──────── INFORMATION SUPPLIED

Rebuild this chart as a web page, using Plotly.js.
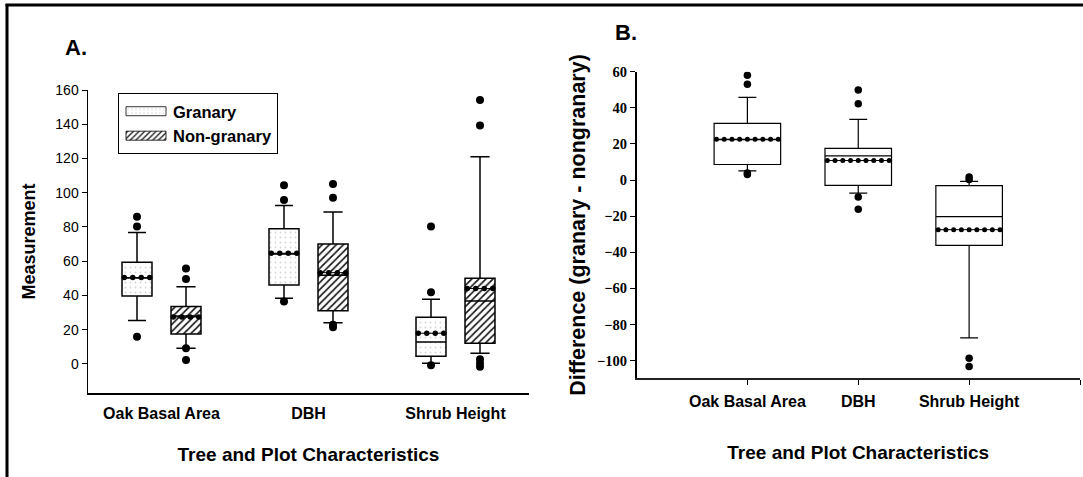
<!DOCTYPE html>
<html>
<head>
<meta charset="utf-8">
<script src="https://cdn.plot.ly/plotly-3.0.1.min.js"></script>
<style>html,body{margin:0;padding:0;background:#fff;}#chart{width:1083px;height:477px;}</style>
</head>
<body>
<div id="chart"></div>
<script>
// ---------- data ----------
const categories = ['Oak Basal Area', 'DBH', 'Shrub Height'];
const seriesNames = ['Granary', 'Non-granary'];

// Panel A: granary
const granQ1 = [39.7, 46.1, 4.5];
const granMedian = [50.2, 64.2, 12.8];
const granQ3 = [59.4, 79.0, 27.3];
const granLow = [25.3, 38.4, 0.4];
const granHigh = [76.7, 92.5, 37.8];
const granMean = [50.4, 64.6, 17.9];
const granOutliers = [[86.0, 80.2, 15.9], [104.3, 95.8, 36.4], [80.2, 41.9, -0.8]];

// Panel A: non-granary
const nonQ1 = [17.5, 31.1, 12.1];
const nonMedian = [28.0, 51.8, 36.8];
const nonQ3 = [33.5, 70.1, 50.0];
const nonLow = [9.2, 24.1, 6.2];
const nonHigh = [45.1, 88.8, 121.0];
const nonMean = [27.4, 53.3, 44.0];
const nonOutliers = [[55.7, 49.6, 9.2, 2.3], [105.1, 97.1, 22.8, 21.4], [154.2, 139.2, 2.7, 0.4, -1.6]];

// Panel B: difference (granary - nongranary)
const diffQ1 = [8.6, -2.9, -36.2];
const diffMedian = [22.4, 13.4, -20.3];
const diffQ3 = [31.4, 17.5, -3.1];
const diffLow = [5.1, -7.2, -87.4];
const diffHigh = [45.8, 33.6, -0.7];
const diffMean = [22.6, 10.8, -27.5];
const diffOutliers = [[58.0, 53.0, 3.9, 3.0], [49.8, 42.2, -9.4, -16.2], [1.7, 0.3, -98.7, -103.3]];

// ---------- helpers ----------
const idx = categories.map((c, i) => i);
const offA = 1 / 6, widthA = 0.204, widthB = 0.6;
const posGran = idx.map(i => i - offA);
const posNon = idx.map(i => i + offA);

function meanDots(centers, width, means, n, span) {
  const xs = [], ys = [];
  centers.forEach((c, i) => {
    for (let k = 0; k < n; k++) {
      xs.push(c - span * width / 2 + k * span * width / (n - 1));
      ys.push(means[i]);
    }
    xs.push(null); ys.push(null);
  });
  return {xs, ys};
}
function flatOutliers(centers, outs) {
  const xs = [], ys = [];
  centers.forEach((c, i) => outs[i].forEach(v => { xs.push(c); ys.push(v); }));
  return {xs, ys};
}

const black = '#000';
const traces = [];

// pattern fills (legend entries) for panel A
traces.push({
  type: 'bar', name: seriesNames[0], x: posGran, base: granQ1,
  y: granQ3.map((v, i) => v - granQ1[i]), width: widthA,
  marker: {color: '#fff', line: {width: 0},
           pattern: {shape: '.', fgcolor: '#d4d4d4', bgcolor: '#fff', size: 5, solidity: 0.1}},
  xaxis: 'x', yaxis: 'y', hoverinfo: 'skip'
});
traces.push({
  type: 'bar', name: seriesNames[1], x: posNon, base: nonQ1,
  y: nonQ3.map((v, i) => v - nonQ1[i]), width: widthA,
  marker: {color: '#fff', line: {width: 0},
           pattern: {shape: '/', fgcolor: '#111', bgcolor: '#fff', size: 5, solidity: 0.32}},
  xaxis: 'x', yaxis: 'y', hoverinfo: 'skip'
});

// boxes panel A
function boxTrace(pos, q1, med, q3, lo, hi, w, ww, lw, fill, xa, ya) {
  return {type: 'box', x: pos, q1: q1, median: med, q3: q3, lowerfence: lo, upperfence: hi,
          width: w, whiskerwidth: ww, boxpoints: false, fillcolor: fill,
          line: {color: black, width: lw}, showlegend: false, xaxis: xa, yaxis: ya, hoverinfo: 'skip'};
}
traces.push(boxTrace(posGran, granQ1, granMedian, granQ3, granLow, granHigh, widthA, 0.6, 1.5, 'rgba(0,0,0,0)', 'x', 'y'));
traces.push(boxTrace(posNon, nonQ1, nonMedian, nonQ3, nonLow, nonHigh, widthA, 0.64, 1.5, 'rgba(0,0,0,0)', 'x', 'y'));
// box panel B
traces.push(boxTrace(idx, diffQ1, diffMedian, diffQ3, diffLow, diffHigh, widthB, 0.27, 1.2, '#fff', 'x2', 'y2'));

// mean dotted lines
function meanTrace(centers, width, means, n, span, size, xa, ya) {
  const d = meanDots(centers, width, means, n, span);
  return {type: 'scatter', mode: 'lines+markers', x: d.xs, y: d.ys, connectgaps: false,
          line: {color: black, width: 1}, marker: {color: black, size: size},
          showlegend: false, xaxis: xa, yaxis: ya, hoverinfo: 'skip'};
}
traces.push(meanTrace(posGran, widthA, granMean, 4, 0.85, 5.5, 'x', 'y'));
traces.push(meanTrace(posNon, widthA, nonMean, 4, 0.85, 5.5, 'x', 'y'));
traces.push(meanTrace(idx, widthB, diffMean, 9, 0.93, 5, 'x2', 'y2'));

// outliers
function outTrace(centers, outs, size, xa, ya) {
  const d = flatOutliers(centers, outs);
  return {type: 'scatter', mode: 'markers', x: d.xs, y: d.ys,
          marker: {color: black, size: size}, showlegend: false, xaxis: xa, yaxis: ya, hoverinfo: 'skip'};
}
traces.push(outTrace(posGran, granOutliers, 8, 'x', 'y'));
traces.push(outTrace(posNon, nonOutliers, 8, 'x', 'y'));
traces.push(outTrace(idx, diffOutliers, 7.5, 'x2', 'y2'));

const W = 1083, H = 477;
const sans = 'Liberation Sans, Arial, sans-serif';
const serif = 'Liberation Serif, Times New Roman, serif';

const layout = {
  width: W, height: H,
  margin: {l: 0, r: 0, t: 0, b: 0},
  paper_bgcolor: '#fff', plot_bgcolor: 'rgba(0,0,0,0)',
  barmode: 'overlay',
  font: {family: sans, color: black},
  showlegend: true,
  legend: {
    x: 118 / W, y: 1 - 93 / H, xanchor: 'left', yanchor: 'top',
    bgcolor: '#fff', bordercolor: black, borderwidth: 1,
    font: {family: sans, size: 16.5, weight: 'bold', color: black},
    itemwidth: 44, traceorder: 'normal', tracegroupgap: 0
  },
  xaxis: {
    domain: [88 / W, 529 / W], range: [-0.5, 2.5],
    tickvals: idx, ticktext: categories, ticks: '',
    tickfont: {family: sans, size: 16, weight: 'bold', color: black},
    ticklabelstandoff: 5,
    showline: true, linecolor: black, linewidth: 1.8, showgrid: false, zeroline: false,
    anchor: 'y',
    title: {text: 'Tree and Plot Characteristics', font: {family: sans, size: 19, weight: 'bold', color: black}, standoff: 27}
  },
  yaxis: {
    domain: [1 - 393 / H, 1 - 90 / H], range: [-17, 160],
    tick0: 0, dtick: 20, ticks: 'outside', ticklen: 5, tickcolor: black, tickwidth: 1,
    tickfont: {family: sans, size: 14, color: black},
    showline: true, linecolor: black, linewidth: 1.5, showgrid: false, zeroline: false,
    anchor: 'x',
    title: {text: 'Measurement', font: {family: sans, size: 18, weight: 'bold', color: black}, standoff: 15}
  },
  xaxis2: {
    domain: [636.5 / W, 1080 / W], range: [-1, 3],
    tickvals: idx.concat([categories.length]), ticktext: categories.concat(['']),
    ticks: 'outside', ticklen: 5, tickcolor: black,
    tickfont: {family: sans, size: 16, weight: 'bold', color: black},
    ticklabelstandoff: 3,
    showline: true, linecolor: '#222', linewidth: 1.5, showgrid: false, zeroline: false,
    anchor: 'y2',
    title: {text: 'Tree and Plot Characteristics', font: {family: sans, size: 19, weight: 'bold', color: black}, standoff: 36}
  },
  yaxis2: {
    domain: [1 - 378.3 / H, 1 - 71.7 / H], range: [-109.8, 60],
    tick0: 0, dtick: 20, ticks: 'outside', ticklen: 5, tickcolor: black,
    tickfont: {family: serif, size: 14.5, weight: 'bold', color: black},
    showline: true, linecolor: black, linewidth: 1.5, showgrid: false, zeroline: false,
    anchor: 'x2',
    title: {text: 'Difference (granary - nongranary)', font: {family: sans, size: 21.5, weight: 'bold', color: black}, standoff: 5}
  },
  annotations: [
    {text: 'A.', xref: 'paper', yref: 'paper', x: 76 / W, y: 1 - 47.5 / H, xanchor: 'center', yanchor: 'middle',
     showarrow: false, font: {family: sans, size: 22, weight: 'bold', color: black}},
    {text: 'B.', xref: 'paper', yref: 'paper', x: 626 / W, y: 1 - 32 / H, xanchor: 'center', yanchor: 'middle',
     showarrow: false, font: {family: sans, size: 22, weight: 'bold', color: black}}
  ],
  shapes: [
    {type: 'line', xref: 'paper', yref: 'paper', x0: 7 / W, x1: 7 / W, y0: 0, y1: 1 - 4 / H, line: {color: black, width: 3}},
    {type: 'line', xref: 'paper', yref: 'paper', x0: 5.5 / W, x1: 1, y0: 1 - 5 / H, y1: 1 - 5 / H, line: {color: black, width: 3}}
  ]
};

Plotly.newPlot('chart', traces, layout, {staticPlot: true, displayModeBar: false}).then(function () {
  // widen the legend swatches to match the original's rectangular keys
  document.querySelectorAll('.legend .legendpoints path').forEach(function (p) {
    p.setAttribute('d', 'M20,4.5H-20V-4.5H20Z');
    p.style.stroke = '#000';
    p.style.strokeWidth = '0.8px';
  });
});
</script>
</body>
</html>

────────────────

▸ TO DO: Return only the lines from the start of the data through the line that contains "const seriesNames = ['Granary', 'Non-granary'];", please, copying them exactly and omitting all pictures.

▸ ANSWER TO THIS TASK:
Rebuild this chart as a web page, using Plotly.js.
<!DOCTYPE html>
<html>
<head>
<meta charset="utf-8">
<script src="https://cdn.plot.ly/plotly-3.0.1.min.js"></script>
<style>html,body{margin:0;padding:0;background:#fff;}#chart{width:1083px;height:477px;}</style>
</head>
<body>
<div id="chart"></div>
<script>
// ---------- data ----------
const categories = ['Oak Basal Area', 'DBH', 'Shrub Height'];
const seriesNames = ['Granary', 'Non-granary'];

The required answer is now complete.